■ ITEMS:
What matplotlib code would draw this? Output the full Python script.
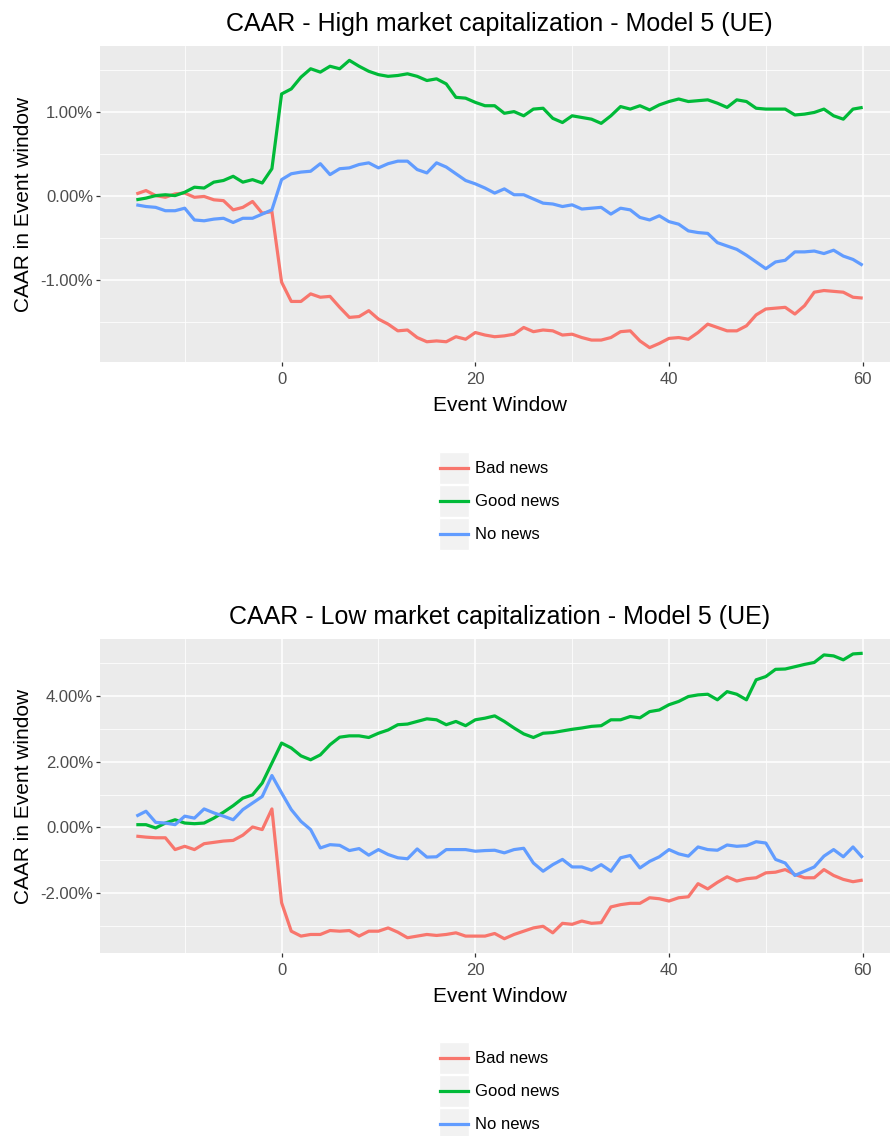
import matplotlib
matplotlib.use("Agg")
import matplotlib.pyplot as plt
from matplotlib.patches import Rectangle
from matplotlib.lines import Line2D
from matplotlib.legend_handler import HandlerBase
from matplotlib.ticker import MultipleLocator, FuncFormatter

plt.rcParams["font.family"] = ["Liberation Sans", "DejaVu Sans"]

# event window days
days = list(range(-15, 61))

series_names = ["Bad news", "Good news", "No news"]
colors = ["#F8766D", "#00BA38", "#619CFF"]

# high market capitalization (CAAR in %)
high_bad = [0.03, 0.07, 0.01, -0.01, 0.03, 0.04, -0.01, 0.00, -0.04, -0.05,
            -0.16, -0.13, -0.06, -0.20, -0.18, -1.02, -1.25, -1.25, -1.16, -1.20,
            -1.19, -1.32, -1.44, -1.43, -1.36, -1.46, -1.52, -1.60, -1.59, -1.68,
            -1.73, -1.72, -1.73, -1.67, -1.70, -1.62,
            -1.65, -1.67, -1.66, -1.64, -1.56, -1.61, -1.59, -1.60, -1.65, -1.64,
            -1.68, -1.71, -1.71, -1.68, -1.61, -1.60, -1.72, -1.80, -1.75, -1.69,
            -1.68, -1.70, -1.62, -1.52, -1.56, -1.60, -1.60, -1.54, -1.41, -1.34,
            -1.33, -1.32, -1.40, -1.30, -1.14, -1.12, -1.13, -1.14, -1.20, -1.21]
high_good = [-0.04, -0.02, 0.01, 0.02, 0.01, 0.05, 0.11, 0.10, 0.17, 0.19,
             0.24, 0.17, 0.20, 0.16, 0.33, 1.22, 1.28, 1.42, 1.52, 1.48,
             1.55, 1.52, 1.62, 1.55, 1.49, 1.45, 1.43, 1.44, 1.46, 1.43,
             1.38, 1.40, 1.34, 1.18, 1.17, 1.12,
             1.08, 1.08, 0.99, 1.01, 0.96, 1.04, 1.05, 0.93, 0.88, 0.96,
             0.94, 0.92, 0.87, 0.96, 1.07, 1.04, 1.08, 1.03, 1.09, 1.13,
             1.16, 1.13, 1.14, 1.15, 1.11, 1.06, 1.15, 1.13, 1.05, 1.04,
             1.04, 1.04, 0.97, 0.98, 1.00, 1.04, 0.96, 0.92, 1.04, 1.06]
high_none = [-0.10, -0.12, -0.13, -0.17, -0.17, -0.14, -0.28, -0.29, -0.27, -0.26,
             -0.31, -0.26, -0.26, -0.21, -0.16, 0.20, 0.27, 0.29, 0.30, 0.39,
             0.26, 0.33, 0.34, 0.38, 0.40, 0.34, 0.39, 0.42, 0.42, 0.32,
             0.28, 0.40, 0.35, 0.27, 0.19, 0.15,
             0.10, 0.04, 0.09, 0.02, 0.02, -0.03, -0.08, -0.09, -0.12, -0.10,
             -0.15, -0.14, -0.13, -0.21, -0.14, -0.16, -0.25, -0.28, -0.23, -0.30,
             -0.33, -0.41, -0.43, -0.44, -0.55, -0.59, -0.63, -0.70, -0.78, -0.86,
             -0.78, -0.76, -0.66, -0.66, -0.65, -0.68, -0.64, -0.71, -0.75, -0.82]

# low market capitalization (CAAR in %)
low_bad = [-0.27, -0.30, -0.32, -0.32, -0.68, -0.58, -0.68, -0.50, -0.46, -0.42,
           -0.40, -0.24, 0.01, -0.07, 0.56, -2.30, -3.17, -3.32, -3.27, -3.27,
           -3.15, -3.17, -3.15, -3.32, -3.17, -3.17, -3.07, -3.20, -3.37, -3.32,
           -3.27, -3.30, -3.27, -3.22, -3.32, -3.32,
           -3.32, -3.24, -3.40, -3.27, -3.17, -3.07, -3.02, -3.22, -2.93, -2.96,
           -2.86, -2.93, -2.91, -2.43, -2.36, -2.32, -2.32, -2.15, -2.18, -2.25,
           -2.15, -2.12, -1.72, -1.88, -1.68, -1.51, -1.64, -1.57, -1.54, -1.39,
           -1.37, -1.29, -1.44, -1.54, -1.54, -1.29, -1.47, -1.59, -1.66, -1.61]
low_good = [0.08, 0.08, -0.02, 0.13, 0.23, 0.13, 0.11, 0.13, 0.28, 0.46,
            0.66, 0.89, 0.99, 1.35, 1.96, 2.57, 2.42, 2.18, 2.06, 2.21,
            2.52, 2.75, 2.79, 2.79, 2.74, 2.87, 2.97, 3.13, 3.15, 3.23,
            3.31, 3.28, 3.13, 3.23, 3.10, 3.28,
            3.33, 3.40, 3.23, 3.03, 2.85, 2.74, 2.87, 2.89, 2.94, 2.99,
            3.03, 3.08, 3.10, 3.28, 3.28, 3.38, 3.34, 3.53, 3.58, 3.74,
            3.84, 3.99, 4.04, 4.06, 3.89, 4.14, 4.06, 3.89, 4.50, 4.60,
            4.82, 4.83, 4.90, 4.97, 5.03, 5.26, 5.23, 5.11, 5.29, 5.31]
low_none = [0.34, 0.49, 0.15, 0.13, 0.08, 0.34, 0.28, 0.56, 0.44, 0.34,
            0.23, 0.54, 0.74, 0.94, 1.58, 1.05, 0.54, 0.18, -0.07, -0.63,
            -0.53, -0.55, -0.71, -0.65, -0.85, -0.68, -0.83, -0.93, -0.96, -0.66,
            -0.91, -0.90, -0.68, -0.68, -0.68, -0.73,
            -0.71, -0.70, -0.78, -0.68, -0.64, -1.09, -1.34, -1.14, -0.98, -1.21,
            -1.21, -1.31, -1.14, -1.34, -0.93, -0.86, -1.24, -1.04, -0.90, -0.68,
            -0.81, -0.88, -0.60, -0.68, -0.70, -0.54, -0.58, -0.56, -0.44, -0.48,
            -0.98, -1.09, -1.47, -1.34, -1.21, -0.88, -0.68, -0.90, -0.60, -0.93]

W, H = 890, 1136
fig = plt.figure(figsize=(W / 100, H / 100), dpi=100)


class KeyHandler(HandlerBase):
    """ggplot-like legend key: grey box with a line through its middle."""

    def create_artists(self, legend, orig_handle, xdescent, ydescent,
                       width, height, fontsize, trans):
        box = Rectangle((-xdescent, -ydescent), width, height, facecolor="#F2F2F2",
                        edgecolor="white", lw=1, transform=trans)
        y = -ydescent + height / 2
        ln = Line2D([-xdescent + 1, -xdescent + width - 1], [y, y],
                    color=orig_handle.get_color(), lw=2.3, transform=trans)
        return [box, ln]


def draw_panel(rect, title, data, y_major, legend_top):
    left, top, right, bottom = rect
    ax = fig.add_axes([left / W, 1 - bottom / H, (right - left) / W, (bottom - top) / H])
    ax.set_facecolor("#EBEBEB")
    for s in ax.spines.values():
        s.set_visible(False)

    lines = []
    for vals, c, name in zip(data, colors, series_names):
        ln, = ax.plot(days, vals, color=c, lw=2.3, solid_capstyle="butt", zorder=3, label=name)
        lines.append(ln)

    # ggplot-style 5% expansion
    lo = min(min(v) for v in data)
    hi = max(max(v) for v in data)
    pad = 0.05 * (hi - lo)
    ax.set_ylim(lo - pad, hi + pad)
    xpad = 0.05 * (days[-1] - days[0])
    ax.set_xlim(days[0] - xpad, days[-1] + xpad)

    ax.xaxis.set_major_locator(MultipleLocator(20))
    ax.xaxis.set_minor_locator(MultipleLocator(10))
    ax.yaxis.set_major_locator(MultipleLocator(y_major))
    ax.yaxis.set_minor_locator(MultipleLocator(y_major / 2))
    ax.yaxis.set_major_formatter(FuncFormatter(lambda v, p: f"{v:.2f}%"))
    ax.grid(which="major", color="white", lw=1.1)
    ax.grid(which="minor", color="white", lw=0.55)
    ax.set_axisbelow(True)
    ax.tick_params(which="major", length=3, width=0.9, color="#333333",
                   labelcolor="#4D4D4D", labelsize=12, pad=2)
    ax.tick_params(axis="x", which="major", pad=4.5)
    ax.tick_params(which="minor", length=0)

    ax.set_title(title, fontsize=18, pad=11)
    ax.set_xlabel("Event Window", fontsize=15, labelpad=6.5)
    fig.text(24 / W, 1 - (top + bottom) / 2 / H, "CAAR in Event window",
             rotation=90, ha="center", va="center", fontsize=15)

    fig.legend(lines, series_names, handler_map={Line2D: KeyHandler()},
               loc="upper left", bbox_to_anchor=(439 / W, 1 - legend_top / H),
               frameon=False, fontsize=12, handlelength=1.8, handleheight=2.58,
               labelspacing=0.05, handletextpad=0.35, borderpad=0, borderaxespad=0)
    return ax


draw_panel((100, 46, 899, 362), "CAAR - High market capitalization - Model 5 (UE)",
           [high_bad, high_good, high_none], 1.0, 452)
draw_panel((100, 639, 899, 953), "CAAR - Low market capitalization - Model 5 (UE)",
           [low_bad, low_good, low_none], 2.0, 1042)

fig.savefig("out.png", dpi=100)
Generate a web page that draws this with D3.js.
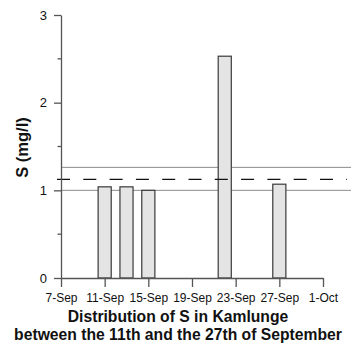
<!DOCTYPE html>
<html><head><meta charset="utf-8">
<script src="https://cdn.jsdelivr.net/npm/d3@7"></script>
<style>body{margin:0;background:#fff}svg{display:block}text{font-family:Arial,"Liberation Sans",sans-serif}</style>
</head><body>
<svg id="c" width="354" height="345"></svg>
<script>
const dates = ["2008-09-11","2008-09-13","2008-09-15","2008-09-22","2008-09-27"];
const values = [1.04, 1.04, 1.0, 2.53, 1.07];
const tickDates = ["2008-09-07","2008-09-11","2008-09-15","2008-09-19","2008-09-23","2008-09-27","2008-10-01"];
const yTicks = [0,1,2,3];
const refLines = [1.262, 1.0];
const meanLine = [1.125];
const titleLines = ["Distribution of S in Kamlunge","between the 11th and the 27th of September"];
const yLabel = "S (mg/l)";

const parse = d3.utcParse("%Y-%m-%d");
const fmt = d3.utcFormat("%-d-%b");
const svg = d3.select("#c");
const x = d3.scaleUtc().domain([parse(tickDates[0]), parse(tickDates[tickDates.length-1])]).range([61,323]);
const y = d3.scaleLinear().domain([0,3]).range([278,15]);
const dayW = x(parse("2008-09-12")) - x(parse("2008-09-11"));
const barW = dayW*1.2;

// reference lines
svg.selectAll(".ref").data(refLines).enter().append("line")
  .attr("x1",61).attr("x2",351).attr("y1",d=>y(d)).attr("y2",d=>y(d))
  .attr("stroke","#8c8c8c").attr("stroke-width",1);

// bars
svg.selectAll(".bar").data(dates.map((d,i)=>({d:parse(d),v:values[i]}))).enter().append("rect")
  .attr("x",d=>x(d.d)-barW/2).attr("width",barW)
  .attr("y",d=>y(d.v)).attr("height",d=>y(0)-y(d.v))
  .attr("fill","#e4e4e4").attr("stroke","#3a3a3a").attr("stroke-width",1.2);

// dashed mean line
svg.selectAll(".mean").data(meanLine).enter().append("line")
  .attr("x1",57).attr("x2",347).attr("y1",d=>y(d)).attr("y2",d=>y(d))
  .attr("stroke","#111").attr("stroke-width",1.3).attr("stroke-dasharray","13,13.3");

// y axis
const yAxis = d3.axisLeft(y).tickValues(yTicks).tickFormat(d3.format("d")).tickSize(7).tickSizeOuter(0);
const gy = svg.append("g").attr("transform","translate(61,0)").call(yAxis);
gy.select(".domain").attr("stroke","#555").attr("stroke-width",1.3);
gy.selectAll(".tick line").attr("stroke","#555").attr("stroke-width",1.3);
gy.selectAll(".tick text").attr("font-size",13).attr("fill","#111").attr("x",-14);
// minor ticks
svg.selectAll(".minor").data([0.5,1.5,2.5]).enter().append("line")
  .attr("x1",57.5).attr("x2",61).attr("y1",d=>y(d)).attr("y2",d=>y(d))
  .attr("stroke","#555").attr("stroke-width",1.3);

// x axis
const xAxis = d3.axisBottom(x).tickValues(tickDates.map(parse)).tickFormat(fmt).tickSize(9).tickSizeOuter(0);
const gx = svg.append("g").attr("transform","translate(0,278)").call(xAxis);
gx.select(".domain").attr("stroke","#555").attr("stroke-width",1.3);
gx.selectAll(".tick line").attr("stroke","#555").attr("stroke-width",1.3);
gx.selectAll(".tick text").attr("font-size",12).attr("fill","#111").attr("y",15.5);

// y label
svg.append("text").attr("transform","translate(27.5,147.5) rotate(-90)")
  .attr("text-anchor","middle").attr("font-size",16.5).attr("font-weight","bold").attr("fill","#111").text(yLabel);

// title
svg.selectAll(".title").data(titleLines).enter().append("text")
  .attr("x",178).attr("y",(d,i)=>321.5+i*18).attr("text-anchor","middle")
  .attr("font-size",15.7).attr("font-weight","bold").attr("fill","#111").text(d=>d);
</script>
</body></html>
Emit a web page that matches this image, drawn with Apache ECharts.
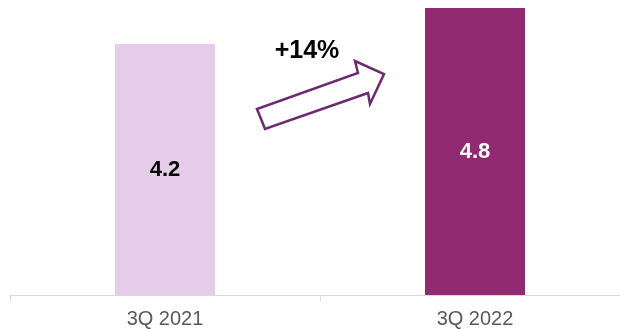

■ EXERCISE TASK: Which lines of the material contain the string "that"? List each of them.

■ RESPONSE:
Generate a web page that draws this with D3.js.
Emit a web page that matches this image, drawn with Apache ECharts.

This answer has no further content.